Roman Numeral Converter: Ancient Numbers Meet Modern Use
Roman numerals are one of those things you sort of know but probably can't fully explain. You know Super Bowl LVIII is the 58th Super Bowl, and that the chapter numbered XIV comes after XIII. But ask someone to quickly convert MCMXCIV to a regular number and most people will hesitate. And honestly, that's fine. The system was designed for carving in stone, not for rapid mental arithmetic. A converter bridges the gap between an ancient notation that still shows up everywhere and the base-10 system we actually think in.
A Real Scenario: James Reads a Gravestone
James, 62, was visiting a cemetery in Philadelphia on a genealogy trip, tracing his family history. He photographed dozens of gravestones with dates carved in Roman numerals — a common practice through much of the 19th and early 20th centuries. One stone read MDCCCLXVII, and he needed to know the year.
Working through it: M=1000, D=500, CCC=300, L=50, X=10, V=5, II=2. Add them up: 1000+500+300+50+10+5+2 = 1867. The stone marked someone who died in 1867. Another stone showed MCMXLIII: M=1000, CM=900, XL=40, III=3. Total: 1943. With the converter on his phone, James could decode each stone instantly instead of working through the arithmetic manually for every inscription.
Why We Still Use Them
Roman numerals carry a certain weight and permanence that Arabic numerals don't. A movie displaying copyright in Roman numerals looks more official somehow. A clock with X instead of 10 looks more classical and refined. A Super Bowl with a number like "58" would feel oddly mundane. This is purely cultural and aesthetic — Roman numerals convey gravitas in a way that our everyday numerals simply don't.
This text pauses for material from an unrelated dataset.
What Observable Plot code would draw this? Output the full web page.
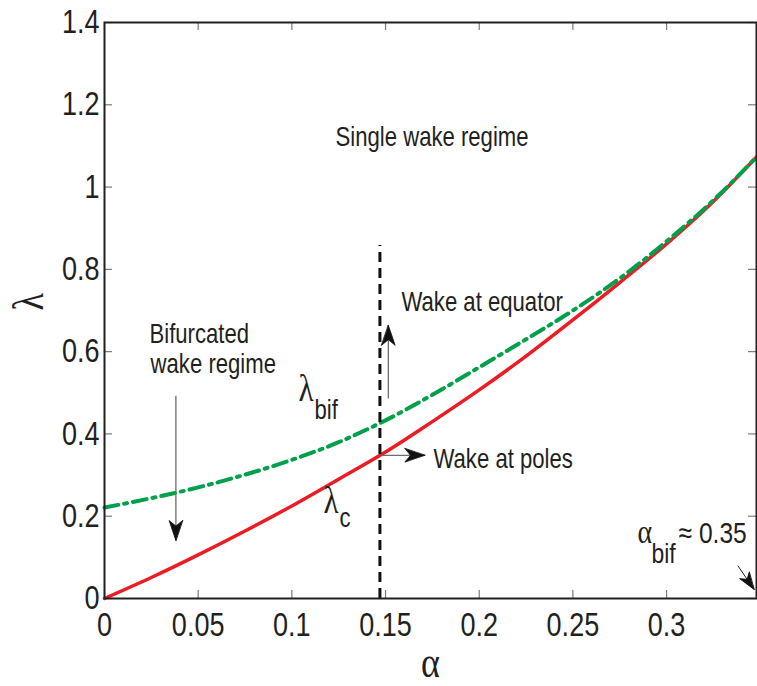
<!DOCTYPE html>
<html>
<head>
<meta charset="utf-8">
<script src="https://cdn.jsdelivr.net/npm/d3@7"></script>
<script src="https://cdn.jsdelivr.net/npm/@observablehq/plot@0.6"></script>
<style>
  html, body { margin: 0; padding: 0; background: #fff; }
  #chart svg { display: block; }
</style>
</head>
<body>
<div id="chart"></div>
<script>
// ---- data ----
const alpha = [0, 0.025, 0.05, 0.075, 0.1, 0.125, 0.15, 0.175, 0.2, 0.225, 0.25, 0.275, 0.3, 0.325, 0.348];
const lambdaC = [0, 0.051, 0.106, 0.164, 0.225, 0.290, 0.356, 0.430, 0.507, 0.589, 0.677, 0.768, 0.862, 0.965, 1.073];
const lambdaBif = [0.221, 0.244, 0.270, 0.301, 0.337, 0.380, 0.433, 0.495, 0.562, 0.630, 0.700, 0.778, 0.868, 0.968, 1.073];

const xTicks = [0, 0.05, 0.1, 0.15, 0.2, 0.25, 0.3];
const yTicks = [0, 0.2, 0.4, 0.6, 0.8, 1, 1.2, 1.4];
const xDomain = [0, 0.348];
const yDomain = [0, 1.4];

const alphaCut = 0.147;      // vertical dashed line
const cutTop = 0.858;

// arrows: start (x1,y1) -> tip (x2,y2)
const arrowX1 = [0.0381, 0.1515, 0.148, 0.338];
const arrowY1 = [0.493, 0.486, 0.348, 0.080];
const arrowX2 = [0.0381, 0.1515, 0.171, 0.3467];
const arrowY2 = [0.141, 0.664, 0.348, 0.022];

// text annotations (left edge, baseline)
const noteText = ["Single wake regime", "Bifurcated", "wake regime", "Wake at equator", "Wake at poles", "bif", "c", "bif", "\u2248 0.35"];
const noteX = [0.1233, 0.024, 0.0246, 0.1585, 0.1756, 0.1121, 0.1254, 0.2919, 0.3064];
const noteY = [1.101, 0.622, 0.547, 0.700, 0.318, 0.4375, 0.1726, 0.0875, 0.1337];
const noteSize = [27, 27, 27, 27, 27, 27, 27, 28, 30];
const greekText = ["\u03bb", "\u03bb", "\u03b1"];
const greekX = [0.1035, 0.1169, 0.2845];
const greekY = [0.481, 0.209, 0.1337];
const greekSize = [38, 38, 34];

// ---- layout ----
const W = 757, H = 686;
const mL = 104, mR = 1, mT = 22, mB = 88;
const plotH = H - mT - mB;
const plotW = W - mL - mR;
const sansFont = "'Liberation Sans', Arial, Helvetica, sans-serif";
const greekFont = "'Liberation Serif', 'DejaVu Serif', serif";
const ink = "#231f20";
const narrow = 0.82;   // reference type is horizontally condensed

const series = alpha.flatMap((a, i) => [
  {alpha: a, lambda: lambdaC[i], s: "c"},
  {alpha: a, lambda: lambdaBif[i], s: "bif"}
]);
const arrows = arrowX1.map((d, i) => ({x1: arrowX1[i], y1: arrowY1[i], x2: arrowX2[i], y2: arrowY2[i], k: i}));
const notes = noteText.map((t, i) => ({t, x: noteX[i], y: noteY[i], size: noteSize[i]}));
const greeks = greekText.map((t, i) => ({t, x: greekX[i], y: greekY[i], size: greekSize[i]}));

// pixel-space direction of arrows (mirrors the plot's scales)
const sx = d3.scaleLinear().domain(xDomain).range([mL, W - mR]);
const sy = d3.scaleLinear().domain(yDomain).range([H - mB, mT]);
const angle = d => Math.atan2(sx(d.x2) - sx(d.x1), -(sy(d.y2) - sy(d.y1))) * 180 / Math.PI;

// stealth arrowhead shape
const stealth = {
  draw(context, l) {
    const w = l * 0.34;
    context.moveTo(0, -l);
    context.lineTo(w, 0);
    context.lineTo(0, -l * 0.28);
    context.lineTo(-w, 0);
    context.closePath();
  }
};
const headStyle = {x: "x2", y: "y2", rotate: angle, anchor: "end", shape: stealth,
  fill: "#111", stroke: "#111", strokeWidth: 0.8, strokeLinejoin: "miter"};

const chart = Plot.plot({
  width: W, height: H,
  marginLeft: mL, marginRight: mR, marginTop: mT, marginBottom: mB,
  style: {fontFamily: sansFont, fontSize: "33px", color: ink, background: "#fff"},
  x: {domain: xDomain, ticks: xTicks, tickSize: 0, tickPadding: 14, tickFormat: d => String(d), label: null},
  y: {domain: yDomain, ticks: yTicks, tickSize: 0, tickPadding: 5, tickFormat: d => String(d), label: null},
  marks: [
    // inward tick marks on all four sides
    Plot.tickX(xTicks, {x: d => d, insetTop: plotH - 8, stroke: "#7a7a7a", strokeWidth: 1.2}),
    Plot.tickX(xTicks, {x: d => d, insetBottom: plotH - 8, stroke: "#7a7a7a", strokeWidth: 1.2}),
    Plot.tickY(yTicks, {y: d => d, insetRight: plotW - 8, stroke: "#7a7a7a", strokeWidth: 1.2}),
    Plot.tickY(yTicks, {y: d => d, insetLeft: plotW - 8, stroke: "#7a7a7a", strokeWidth: 1.2}),
    // curves
    Plot.line(series.filter(d => d.s === "c"), {x: "alpha", y: "lambda", stroke: "#ec1c24", strokeWidth: 3.5, curve: "monotone-x"}),
    Plot.line(series.filter(d => d.s === "bif"), {x: "alpha", y: "lambda", stroke: "#00a04b", strokeWidth: 4, strokeDasharray: "14,6,3,6", curve: "monotone-x"}),
    // vertical dashed line
    Plot.ruleX([alphaCut], {y1: 0, y2: cutTop, stroke: "#111", strokeWidth: 3, strokeDasharray: "10,6"}),
    // arrows
    Plot.link(arrows, {x1: "x1", y1: "y1", x2: "x2", y2: "y2", stroke: d => d.k === 3 ? "#222" : "#6d6d6d", strokeWidth: d => d.k === 3 ? 1 : 1.3}),
    Plot.vector(arrows.filter(d => d.k < 3), {...headStyle, length: 20}),
    Plot.vector(arrows.filter(d => d.k === 3), {...headStyle, length: 17}),
    // annotations
    Plot.text(notes, {x: "x", y: "y", text: "t", textAnchor: "start", lineAnchor: "bottom", fill: ink, fontSize: "size"}),
    Plot.text(greeks, {x: "x", y: "y", text: "t", textAnchor: "start", lineAnchor: "bottom", fill: ink, fontFamily: greekFont, fontSize: "size"}),
    // axis titles
    Plot.text(["\u03b1"], {frameAnchor: "bottom", dy: 78, lineAnchor: "bottom", fontFamily: greekFont, fontSize: 44, fill: ink}),
    Plot.text(["\u03bb"], {frameAnchor: "left", dx: -76, rotate: -90, lineAnchor: "middle", fontFamily: greekFont, fontSize: 44, fill: ink}),
    Plot.frame({stroke: ink, strokeWidth: 2})
  ]
});

// condense every text horizontally about its own anchor point
const plainNum = s => s != null && /^-?\d*\.?\d+$/.test(s.trim());
chart.querySelectorAll("text").forEach(t => {
  const xs = t.getAttribute("x");
  const x = plainNum(xs) ? +xs : 0;
  const tr = t.getAttribute("transform") || "";
  t.setAttribute("transform", `${tr} translate(${x},0) scale(${narrow},1) translate(${-x},0)`.trim());
});
document.getElementById("chart").appendChild(chart);
</script>
</body>
</html>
But there's also a practical reason they persist in outlines and documents. Using Roman numerals for major section headings, uppercase letters for sub-sections, and Arabic numbers for sub-sub-sections creates a clear visual hierarchy without ambiguity. "Section II, Part B, item 3" is immediately clearer than trying to use three levels of the same type of numbering.